From an ecological point of view - if you look at your aquarium from an ecological standpoint - its for me rather clear that this released compounds are usefully.
I do not know what Triton base their claim on - maybe @Ehsan@triton can clarify that but for me it make sense that my system use this released compounds in the same way as the system use the outside produced compounds of the same group (carbohydrates and protein/aminoacids) that I can buy at my LFS.
I do not run a complete Triton system, but I see my fuge as an integrated part of my system – responsible for many different tasks – there the release of carbohydrates and protein/amino acids is one important thing for at least the microbial life in my aquarium. My prove for this is that we know what macro algae release these compounds and we know how organic carbon and proteins/amino acid works in an aquarium.
Sincerely Lasse
I'm not asking about the theoretical of "IF" it might be useful "IF" it was something in particular and "IF" it was present in enough quantity.
I can a list of as lot of organics that WOULD be useful, but really, only if they were released in sufficient quantity to be useful.
I think dosing vinegar is useful in my system. I added many grams a day. Would you call it useful if 1 ng seeped out of algae in a day? I would not.

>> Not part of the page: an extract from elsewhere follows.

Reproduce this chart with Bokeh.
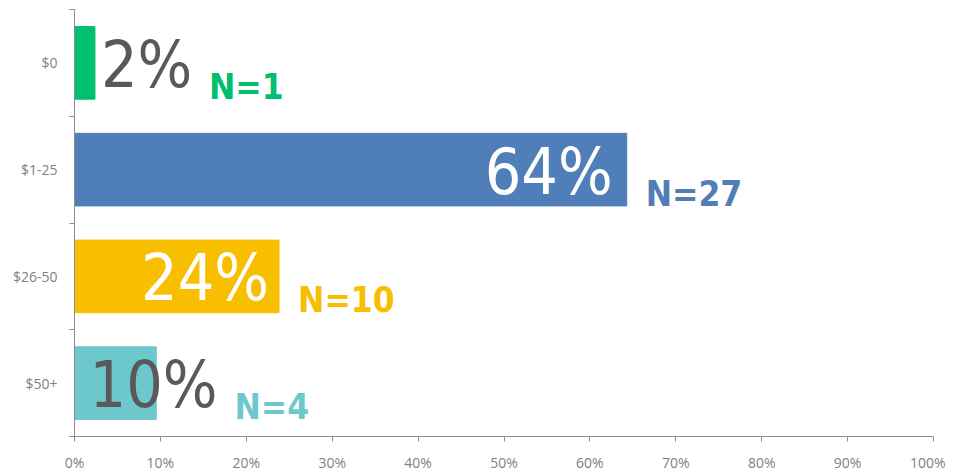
from bokeh.plotting import figure
from bokeh.models import ColumnDataSource, Range1d, FixedTicker, NumeralTickFormatter
from bokeh.core.properties import value
from bokeh.embed import file_html
from bokeh.resources import INLINE

# ---- data ----
categories = ["$0", "$1-25", "$26-50", "$50+"]
counts = [1, 27, 10, 4]
pct_labels = ["2%", "64%", "24%", "10%"]
n_labels = ["N=1", "N=27", "N=10", "N=4"]
colors = ["#00BF6F", "#507EB8", "#F8BE00", "#6CC8CC"]
x_ticks = [0, 0.1, 0.2, 0.3, 0.4, 0.5, 0.6, 0.7, 0.8, 0.9, 1.0]

total = sum(counts)
shares = [c / total for c in counts]
ypos = [i + 0.5 for i in range(len(categories))]

# label styling (per row)
pct_anchor = [shares[0], shares[1], shares[2], 0.0]
pct_align = ["left", "right", "right", "left"]
pct_xoff = [6, -14, -10, 15]
pct_color = ["#595959", "#FFFFFF", "#FFFFFF", "#595959"]
n_anchor = [shares[0], shares[1], shares[2], 0.0]
n_xoff = [114, 19, 19, 160]

src = ColumnDataSource(dict(
    y=ypos, share=shares, color=colors, pct=pct_labels, n=n_labels,
    pa=pct_anchor, palign=pct_align, pxo=pct_xoff, pcol=pct_color,
    na=n_anchor, nxo=n_xoff,
))

FONT = value("DejaVu Sans Condensed")

p = figure(width=945, height=474, output_backend="svg", toolbar_location=None,
           x_range=Range1d(0, 1), y_range=Range1d(4, 0),
           min_border_left=74, min_border_right=12, min_border_top=9, min_border_bottom=33)
p.outline_line_color = None
p.grid.grid_line_color = None
p.background_fill_color = "white"

p.hbar(y="y", left=0, right="share", height=0.68, color="color", source=src)

p.text(x="pa", y="y", text="pct", text_align="palign", x_offset="pxo", y_offset=2,
       text_baseline="alphabetic", text_color="pcol", text_font=FONT,
       text_font_size="64px", source=src)
p.text(x="na", y="y", text="n", text_align="left", x_offset="nxo", y_offset=24,
       text_baseline="alphabetic", text_color="color", text_font=FONT,
       text_font_style="bold", text_font_size="35px", source=src)

# x axis
p.xaxis.ticker = FixedTicker(ticks=x_ticks)
p.xaxis.formatter = NumeralTickFormatter(format="0%")
p.xaxis.axis_line_color = "#8C8C8C"
p.xaxis.major_tick_line_color = "#8C8C8C"
p.xaxis.major_tick_out = 5
p.xaxis.major_tick_in = 0
p.xaxis.minor_tick_line_color = None
p.xaxis.major_label_text_color = "#7F7F7F"
p.xaxis.major_label_text_font = "Open Sans"
p.xaxis.major_label_text_font_size = "14px"
p.xaxis.major_label_standoff = 11

# y axis: labels at category centers, tick marks at boundaries
p.yaxis.ticker = FixedTicker(ticks=ypos, minor_ticks=[0, 1, 2, 3, 4])
p.yaxis.major_label_overrides = {y: c for y, c in zip(ypos, categories)}
p.yaxis.axis_line_color = "#8C8C8C"
p.yaxis.major_tick_line_color = None
p.yaxis.minor_tick_line_color = "#8C8C8C"
p.yaxis.minor_tick_out = 5
p.yaxis.minor_tick_in = 0
p.yaxis.major_label_text_color = "#7F7F7F"
p.yaxis.major_label_text_font = "Open Sans"
p.yaxis.major_label_text_font_size = "14px"
p.yaxis.major_label_standoff = 11

open("out.html", "w").write(file_html(p, INLINE))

Metabolite toxins are only toxic at high enough concentration. You are arguing the concentrations are low. Could be. But why are we looking to concentration effects only on the bad things and not the good things. Do you know there is enough of anything good released to actually be "useful".
So again, I think it is an incredibly simple question: Is there evidence that these organics are being released in a way that is useful? If there is evidence, what is it?
If there is no simple data supporting it and it is just an assertion of what some person assumes is happening, I can accept that, but then it carries a lot less weight (IMO).